Entries with chart source code

------

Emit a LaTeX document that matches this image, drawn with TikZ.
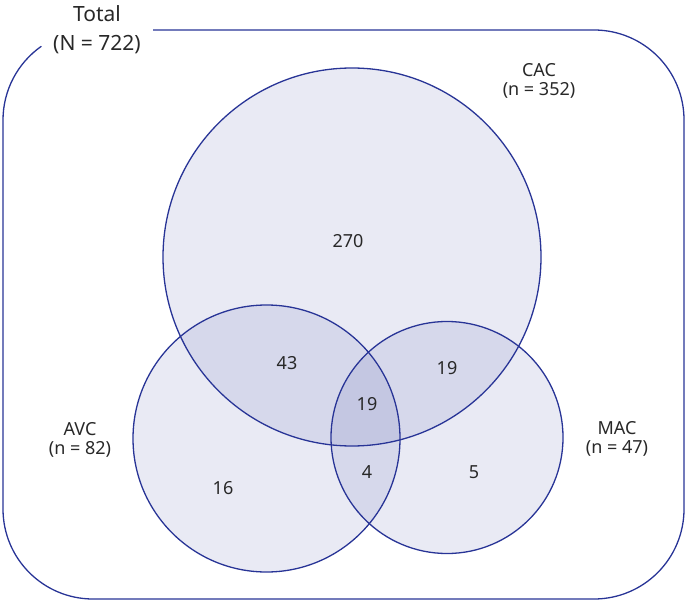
\documentclass[tikz,border=0pt]{standalone}
\usepackage{fontspec}
\setmainfont{Noto Sans}
\usepackage{tikz}
\definecolor{vennblue}{RGB}{40,52,150}
\definecolor{venntext}{RGB}{40,40,40}

\begin{document}
\begin{tikzpicture}
    [line join=round,x={(1pt,0pt)},y={(0pt,1pt)},
     setfill/.style={fill=vennblue,fill opacity=0.1},
     rim/.style={draw=vennblue,line width=1.3pt},
     count/.style={text=venntext,inner sep=0pt,font=\fontsize{18}{20}\selectfont},
     setlabel/.style={text=venntext,inner sep=0pt,align=center,font=\fontsize{18}{19}\selectfont}]

    \useasboundingbox (0,0) rectangle (687,603);

    \coordinate (CAC) at (352.0, 346.0);
    \coordinate (AVC) at (266.5, 164.5);
    \coordinate (MAC) at (447.0, 165.5);

    \fill[setfill] (CAC) circle[radius=189];
    \fill[setfill] (AVC) circle[radius=133.5];
    \fill[setfill] (MAC) circle[radius=116];

    \draw[rim] (CAC) circle[radius=189];
    \draw[rim] (AVC) circle[radius=133.5];
    \draw[rim] (MAC) circle[radius=116];

    % total frame, open behind the label
    \draw[rim] (153,573) -- (594,573) arc[start angle=90,end angle=0,radius=90]
      -- (684,94) arc[start angle=0,end angle=-90,radius=90]
      -- (93,4) arc[start angle=270,end angle=180,radius=90]
      -- (3,483) arc[start angle=180,end angle=125,radius=90];

    \node[setlabel,font=\fontsize{21}{29}\selectfont] (total) at (97,573.5) {Total\\(N = 722)};
    \node[setlabel] (cacname) at (539,522) {CAC\\(n = 352)};
    \node[setlabel] (avcname) at (80,163) {AVC\\(n = 82)};
    \node[setlabel] (macname) at (617,164) {MAC\\(n = 47)};

    \node[count] (c) at (348,362) {270};
    \node[count] (ca) at (287,240) {43};
    \node[count] (cm) at (447,235) {19};
    \node[count] (cam) at (367,199) {19};
    \node[count] (am) at (367,131) {4};
    \node[count] (a) at (223,115) {16};
    \node[count] (m) at (474,131) {5};
\end{tikzpicture}
\end{document}
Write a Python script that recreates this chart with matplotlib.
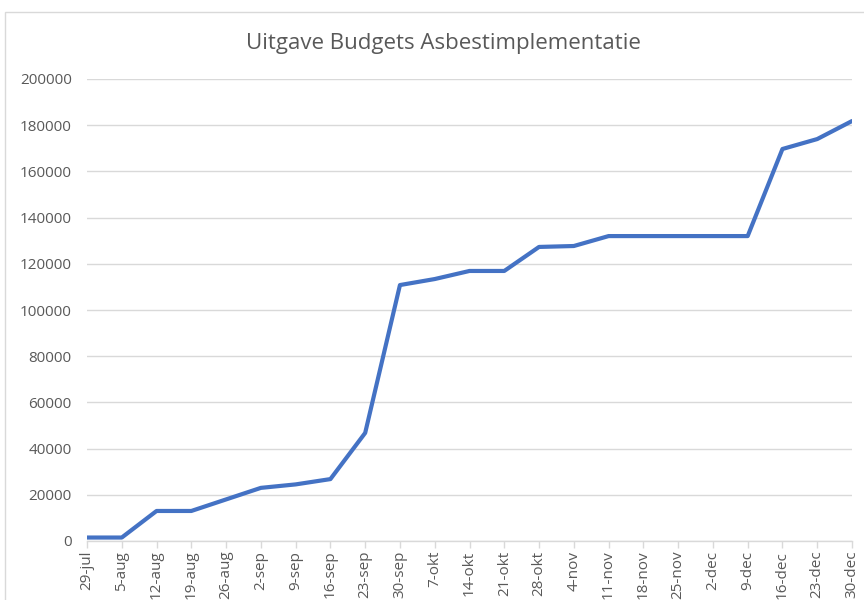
import matplotlib.pyplot as plt
from matplotlib.patches import Rectangle

# categorieen (weken) en cumulatieve uitgaven
weken = ['29-jul', '5-aug', '12-aug', '19-aug', '26-aug', '2-sep', '9-sep',
         '16-sep', '23-sep', '30-sep', '7-okt', '14-okt', '21-okt', '28-okt',
         '4-nov', '11-nov', '18-nov', '25-nov', '2-dec', '9-dec', '16-dec',
         '23-dec', '30-dec']
uitgaven = [1500, 1500, 13000, 13000, 18000, 23000, 24500, 26800, 46800,
            110800, 113400, 116900, 116900, 127300, 127700, 132000, 132000,
            132000, 132000, 132000, 169700, 174000, 181800]
y_ticks = [0, 20000, 40000, 60000, 80000, 100000, 120000, 140000, 160000,
           180000, 200000]

plt.rcParams['font.family'] = ['Open Sans', 'DejaVu Sans']

fig = plt.figure(figsize=(8.64, 6), dpi=100)
W, H = 864, 600
ax = fig.add_axes([87 / W, 59 / H, (852 - 87) / W, (541 - 79) / H])

# rand van het grafiekgebied
fig.patches.append(Rectangle((5 / W, -0.1), 1.2, (600 - 12) / H + 0.1,
                             transform=fig.transFigure, fill=False,
                             edgecolor='#d9d9d9', linewidth=1))

x = list(range(len(weken)))
ax.plot(x, uitgaven, color='#4472C4', linewidth=3, solid_joinstyle='round',
        solid_capstyle='round', zorder=3)

ax.set_xlim(0, len(weken) - 1)
ax.set_ylim(0, 200000)
ax.set_yticks(y_ticks)
ax.set_yticklabels([str(v) for v in y_ticks])
ax.set_xticks(x)
ax.set_xticklabels(weken, rotation=90)

ax.grid(axis='y', color='#d9d9d9', linewidth=1)
ax.set_axisbelow(True)
for s in ['top', 'right', 'left']:
    ax.spines[s].set_visible(False)
ax.spines['bottom'].set_color('#d9d9d9')
ax.spines['bottom'].set_linewidth(1)
ax.spines['bottom'].set_clip_on(False)

ax.tick_params(axis='y', length=0, pad=11, labelsize=11, labelcolor='#595959')
ax.tick_params(axis='x', length=5, width=1, color='#d9d9d9', pad=2,
               labelsize=11, labelcolor='#595959')

fig.text(443 / W, 1 - 43 / H, 'Uitgave Budgets Asbestimplementatie',
         ha='center', va='center', fontsize=16, color='#595959')

fig.savefig('out.png', dpi=100)
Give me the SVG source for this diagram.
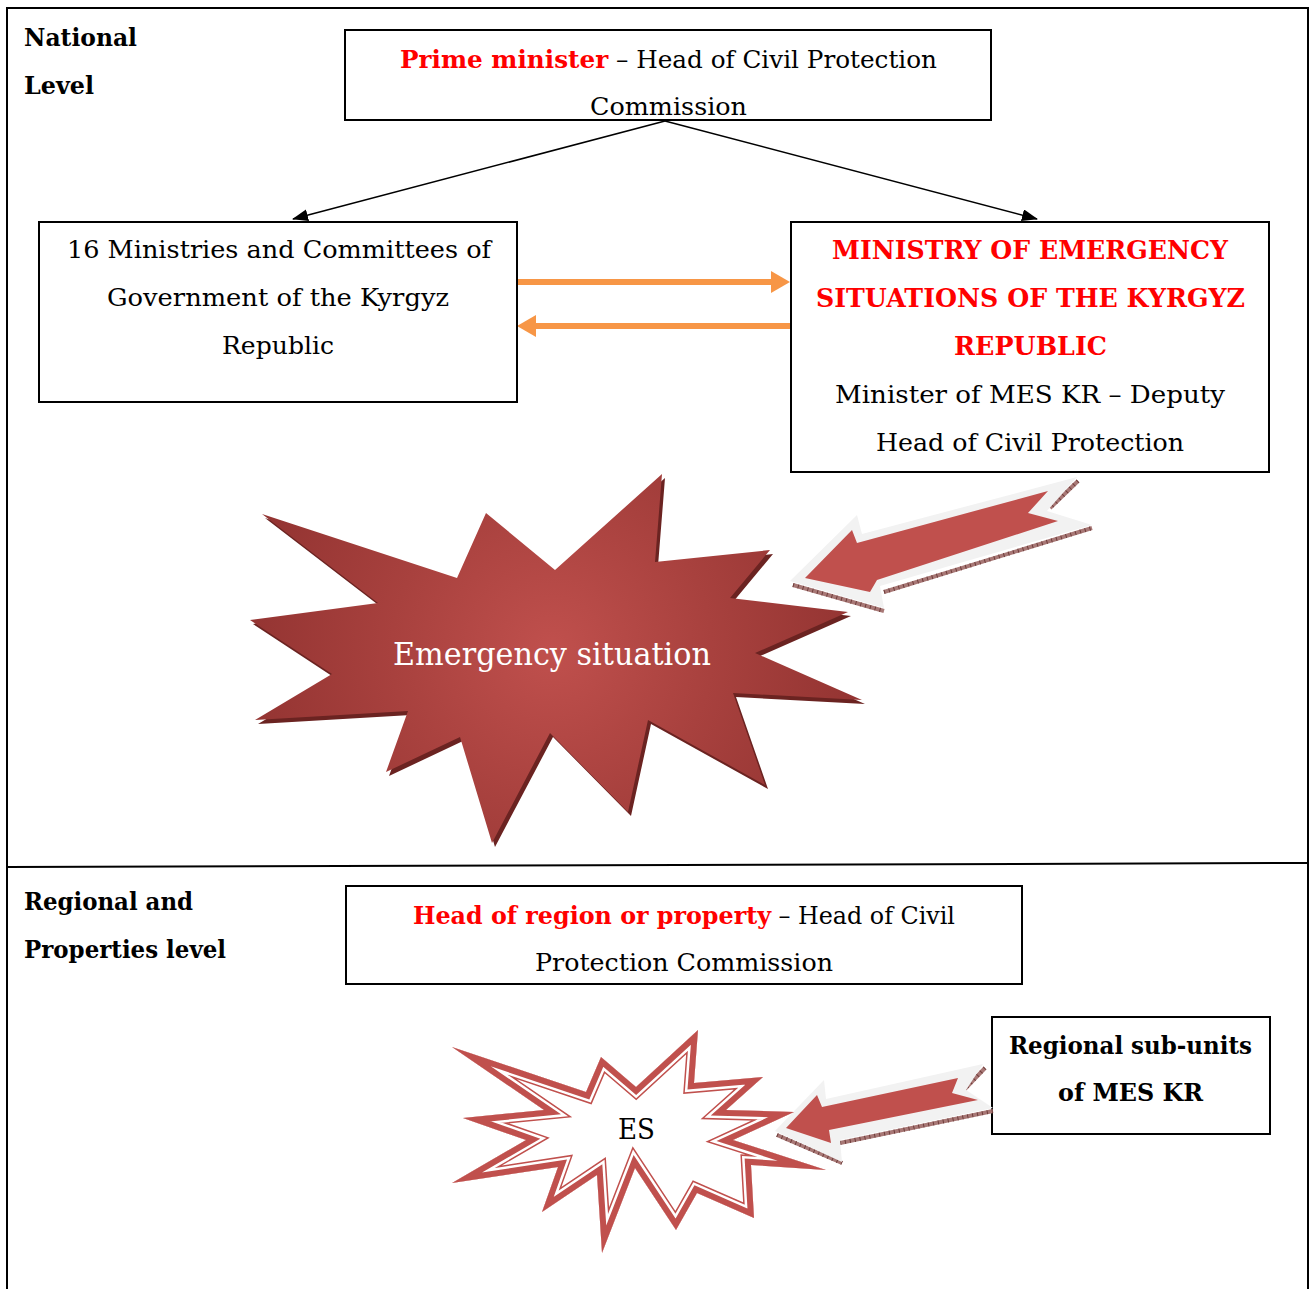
<svg xmlns="http://www.w3.org/2000/svg" width="1310" height="1289" viewBox="0 0 1310 1289">
<style>
.box{fill:#fff;stroke:#000;stroke-width:2}
.t{font-family:"DejaVu Serif","Liberation Serif",serif;font-size:25px;fill:#000}
.b{font-family:"DejaVu Serif","Liberation Serif",serif;font-weight:bold;font-size:25px;fill:#000}
.r{font-family:"DejaVu Serif","Liberation Serif",serif;font-weight:bold;fill:#ff0000}
.frame{stroke:#000;stroke-width:2;fill:none}
.blk{stroke:#000;stroke-width:1.5;fill:none}
.org{stroke:#f79646;stroke-width:6;fill:none}
.g3d{fill:#f2f2f2}
.red3d{fill:#c0504d}
.hatch{stroke:#a87876;stroke-width:4;fill:none}
.hatchd{stroke:#6e3c3a;stroke-width:4;stroke-dasharray:1 4;fill:none}
</style>
<defs>
<marker id="ab" markerWidth="16" markerHeight="12" refX="15" refY="6" orient="auto" markerUnits="userSpaceOnUse" viewBox="0 0 16 12">
<path d="M0,0 L16,6 L0,12 Z" fill="#000"/>
</marker>
<radialGradient id="sg" cx="552" cy="650" r="320" gradientUnits="userSpaceOnUse">
<stop offset="0" stop-color="#c0504d"/>
<stop offset="0.5" stop-color="#a8413e"/>
<stop offset="1" stop-color="#923331"/>
</radialGradient>
<clipPath id="esclip">
<polygon points="452,1047 586,1092 601,1057 636,1087 698,1030 694,1083 763,1077 726,1110 794,1112 733,1140 826,1170 751,1165 754,1218 697,1193 676,1230 635,1168 602,1253 597,1175 542,1212 558,1167 452,1183 526,1140 463,1118 544,1110"/>
</clipPath>
</defs>
<rect width="1310" height="1289" fill="#fff"/>

<g id="frame">
<line class="frame" x1="6" y1="8" x2="1309" y2="8"/>
<line class="frame" x1="7" y1="8" x2="7" y2="1289"/>
<line class="frame" x1="1308" y1="8" x2="1308" y2="1289"/>
<line class="frame" x1="7" y1="867" x2="1308" y2="863"/>
</g>

<g id="label-national">
<text class="b" x="24" y="46" textLength="113" lengthAdjust="spacingAndGlyphs">National</text>
<text class="b" x="24" y="94" textLength="70" lengthAdjust="spacingAndGlyphs">Level</text>
</g>
<g id="label-regional">
<text class="b" x="24" y="910" textLength="169" lengthAdjust="spacingAndGlyphs">Regional and</text>
<text class="b" x="24" y="958" textLength="202" lengthAdjust="spacingAndGlyphs">Properties level</text>
</g>

<g id="connectors">
<line class="blk" x1="665" y1="121" x2="293" y2="219" marker-end="url(#ab)"/>
<line class="blk" x1="665" y1="121" x2="1037" y2="219" marker-end="url(#ab)"/>
<line class="org" x1="517" y1="282" x2="772" y2="282"/>
<polygon points="771,271 790,282 771,293" fill="#f79646"/>
<line class="org" x1="790" y1="326" x2="535" y2="326"/>
<polygon points="536,315 517,326 536,337" fill="#f79646"/>
</g>

<g id="node-pm">
<rect class="box" x="345" y="30" width="646" height="90"/>
<text class="t" x="400" y="68" textLength="537" lengthAdjust="spacingAndGlyphs"><tspan class="r" font-size="25">Prime minister</tspan> – Head of Civil Protection</text>
<text class="t" x="590" y="115" textLength="157" lengthAdjust="spacingAndGlyphs">Commission</text>
</g>

<g id="node-ministries">
<rect class="box" x="39" y="222" width="478" height="180"/>
<text class="t" x="67" y="258" textLength="424" lengthAdjust="spacingAndGlyphs">16 Ministries and Committees of</text>
<text class="t" x="107" y="306" textLength="342" lengthAdjust="spacingAndGlyphs">Government of the Kyrgyz</text>
<text class="t" x="222" y="354" textLength="112" lengthAdjust="spacingAndGlyphs">Republic</text>
</g>

<g id="node-mes">
<rect class="box" x="791" y="222" width="478" height="250"/>
<text class="r" font-size="26" x="832" y="259" textLength="396" lengthAdjust="spacingAndGlyphs">MINISTRY OF EMERGENCY</text>
<text class="r" font-size="26" x="816" y="307" textLength="429" lengthAdjust="spacingAndGlyphs">SITUATIONS OF THE KYRGYZ</text>
<text class="r" font-size="26" x="954" y="355" textLength="153" lengthAdjust="spacingAndGlyphs">REPUBLIC</text>
<text class="t" x="835" y="403" textLength="390" lengthAdjust="spacingAndGlyphs">Minister of MES KR – Deputy</text>
<text class="t" x="876" y="451" textLength="308" lengthAdjust="spacingAndGlyphs">Head of Civil Protection</text>
</g>

<g id="arrow-mes">
<polyline class="hatch" points="793,585 884,611"/>
<polyline class="hatchd" points="793,585 884,611"/>
<polyline class="hatch" points="884,592 1092,528"/>
<polyline class="hatchd" points="884,592 1092,528"/>
<polyline class="hatch" points="1078,481 1050,508"/>
<polyline class="hatchd" points="1078,481 1050,508"/>
<polygon class="g3d" points="790,581 857,515 862,534 1077,477 1047,511 1092,525 880,586 884,608"/>
<polygon class="red3d" points="805,578 852,530 857,543 1048,491 1028,513 1058,521 877,580 870,592"/>
</g>

<g id="node-emergency">
<polygon transform="translate(3,4)" fill="#6b2321" points="262,514 378,603 250,620 332,674 255,720 408,711 386,772 460,737 492,843 550,733 628,812 648,720 765,785 733,693 862,700 755,653 848,612 730,598 770,550 655,562 662,474 555,570 486,513 457,578"/>
<polygon fill="url(#sg)" points="262,514 378,603 250,620 332,674 255,720 408,711 386,772 460,737 492,843 550,733 628,812 648,720 765,785 733,693 862,700 755,653 848,612 730,598 770,550 655,562 662,474 555,570 486,513 457,578"/>
<text x="393" y="665" font-family="DejaVu Serif, Liberation Serif, serif" font-size="31" fill="#fff" textLength="318" lengthAdjust="spacingAndGlyphs">Emergency situation</text>
</g>

<g id="node-regional-head">
<rect class="box" x="346" y="886" width="676" height="98"/>
<text class="t" x="413" y="924" textLength="542" lengthAdjust="spacingAndGlyphs"><tspan class="r" font-size="25">Head of region or property</tspan> – Head of Civil</text>
<text class="t" x="535" y="971" textLength="298" lengthAdjust="spacingAndGlyphs">Protection Commission</text>
</g>

<g id="node-subunits">
<rect class="box" x="992" y="1017" width="278" height="117"/>
<text class="b" x="1009" y="1054" textLength="243" lengthAdjust="spacingAndGlyphs">Regional sub-units</text>
<text class="b" x="1058" y="1101" textLength="145" lengthAdjust="spacingAndGlyphs">of MES KR</text>
</g>

<g id="arrow-sub">
<polyline class="hatch" points="777,1135 842,1163"/>
<polyline class="hatchd" points="777,1135 842,1163"/>
<polyline class="hatch" points="840,1143 993,1111"/>
<polyline class="hatchd" points="840,1143 993,1111"/>
<polyline class="hatch" points="985,1068 962,1092"/>
<polyline class="hatchd" points="985,1068 962,1092"/>
<polygon class="g3d" points="775,1131 824,1080 826,1099 983,1064 966,1090 993,1108 840,1140 842,1162"/>
<polygon class="red3d" points="786,1128 817,1095 822,1107 958,1078 952,1093 978,1100 829,1130 831,1143"/>
</g>

<g id="node-es">
<g clip-path="url(#esclip)">
<polygon fill="#fff" points="452,1047 586,1092 601,1057 636,1087 698,1030 694,1083 763,1077 726,1110 794,1112 733,1140 826,1170 751,1165 754,1218 697,1193 676,1230 635,1168 602,1253 597,1175 542,1212 558,1167 452,1183 526,1140 463,1118 544,1110"/>
<polygon fill="none" stroke="#c0504d" stroke-width="20" stroke-linejoin="miter" stroke-miterlimit="20" points="452,1047 586,1092 601,1057 636,1087 698,1030 694,1083 763,1077 726,1110 794,1112 733,1140 826,1170 751,1165 754,1218 697,1193 676,1230 635,1168 602,1253 597,1175 542,1212 558,1167 452,1183 526,1140 463,1118 544,1110"/>
<polygon fill="none" stroke="#fff" stroke-width="17" stroke-linejoin="miter" stroke-miterlimit="20" points="452,1047 586,1092 601,1057 636,1087 698,1030 694,1083 763,1077 726,1110 794,1112 733,1140 826,1170 751,1165 754,1218 697,1193 676,1230 635,1168 602,1253 597,1175 542,1212 558,1167 452,1183 526,1140 463,1118 544,1110"/>
<polygon fill="none" stroke="#c0504d" stroke-width="12" stroke-linejoin="miter" stroke-miterlimit="20" points="452,1047 586,1092 601,1057 636,1087 698,1030 694,1083 763,1077 726,1110 794,1112 733,1140 826,1170 751,1165 754,1218 697,1193 676,1230 635,1168 602,1253 597,1175 542,1212 558,1167 452,1183 526,1140 463,1118 544,1110"/>
</g>
<text x="618" y="1139" font-family="DejaVu Serif, Liberation Serif, serif" font-size="27" fill="#000" textLength="37" lengthAdjust="spacingAndGlyphs">ES</text>
</g>
</svg>
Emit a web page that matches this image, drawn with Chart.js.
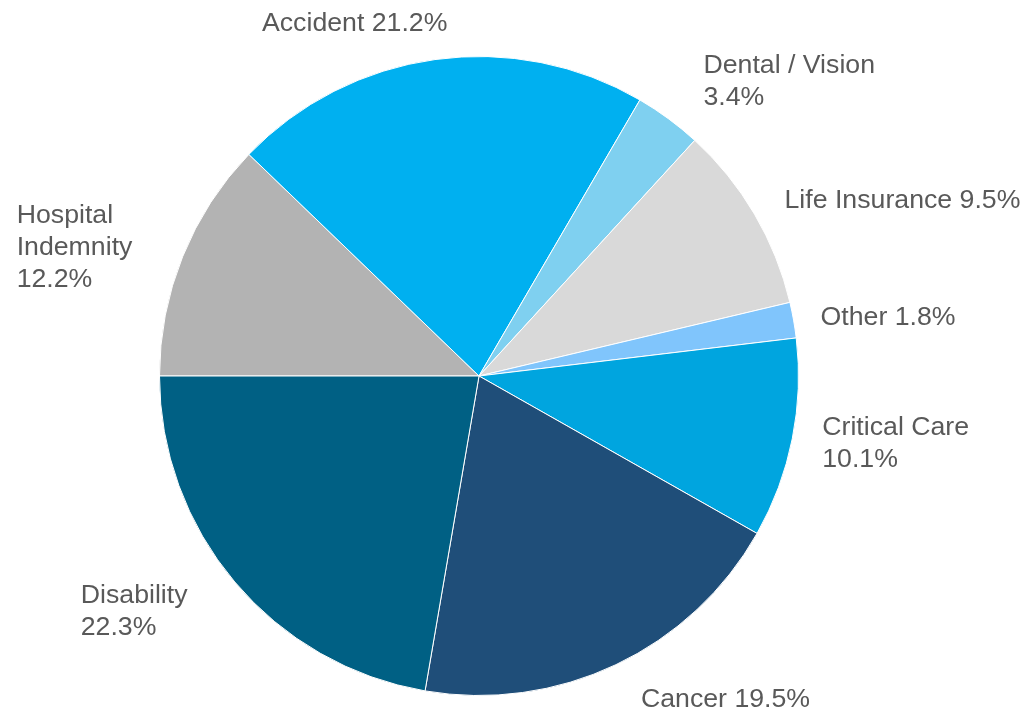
<!DOCTYPE html>
<html>
<head>
<meta charset="utf-8">
<script src="https://cdn.jsdelivr.net/npm/chart.js@4"></script>
<style>
  body { margin: 0; background: #fff; }
  #wrap { width: 1025px; height: 714px; position: relative; }
</style>
</head>
<body>
<div id="wrap"><canvas id="myChart"></canvas></div>
<script>
// data, clockwise starting from 9 o'clock
const categories = ['Hospital Indemnity', 'Accident', 'Dental / Vision', 'Life Insurance', 'Other', 'Critical Care', 'Cancer', 'Disability'];
const shares = [12.2, 21.2, 3.4, 9.5, 1.8, 10.1, 19.5, 22.3];
const labelText = ['Hospital\nIndemnity\n', 'Accident ', 'Dental / Vision\n', 'Life Insurance ', 'Other ', 'Critical Care\n', 'Cancer ', 'Disability\n'];
const sliceColors = ['#B3B3B3', '#00B0F0', '#7FD0F0', '#D9D9D9', '#80C5FC', '#00A5DF', '#1F4E79', '#006084'];

// label offset from the middle of each slice's rim
const labelNudge = [[-166, -34], [-173, -29], [35, -46], [30, -6], [27, 5], [30, -4], [25, 42], [-154, 21]];

const sliceLabels = {
    id: 'sliceLabels',
    afterDatasetsDraw(chart) {
        const ctx = chart.ctx;
        const meta = chart.getDatasetMeta(0);
        ctx.save();
        ctx.font = '26.7px "Liberation Sans", Arial, sans-serif';
        ctx.fillStyle = '#595959';
        ctx.textAlign = 'left';
        ctx.textBaseline = 'alphabetic';
        meta.data.forEach(function (arc, i) {
            const p = arc.getProps(['x', 'y', 'startAngle', 'endAngle', 'outerRadius'], true);
            const mid = (p.startAngle + p.endAngle) / 2;
            const x = p.x + Math.cos(mid) * p.outerRadius + labelNudge[i][0];
            const y = p.y + Math.sin(mid) * p.outerRadius + labelNudge[i][1];
            const lines = (labelText[i] + shares[i].toFixed(1) + '%').split('\n');
            lines.forEach(function (line, j) {
                ctx.fillText(line, x, y + j * 32.3);
            });
        });
        ctx.restore();
    }
};

const ctx = document.getElementById('myChart').getContext('2d');
const myChart = new Chart(ctx, {
    type: 'pie',
    data: {
        labels: categories,
        datasets: [{
            data: shares,
            backgroundColor: sliceColors,
            borderColor: '#ffffff',
            borderWidth: 1
        }]
    },
    options: {
        responsive: true,
        maintainAspectRatio: false,
        animation: false,
        rotation: -90,
        layout: {
            padding: { left: 159, right: 226, top: 56, bottom: 18 }
        },
        plugins: {
            legend: { display: false },
            tooltip: { enabled: false }
        }
    },
    plugins: [sliceLabels]
});
</script>
</body>
</html>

------

_Task directions_
Report back each line of the entries that holds the string "matplotlib".

_Finished answer_
Write a Python script that recreates this chart with matplotlib.
import matplotlib.pyplot as plt
from matplotlib.patches import Rectangle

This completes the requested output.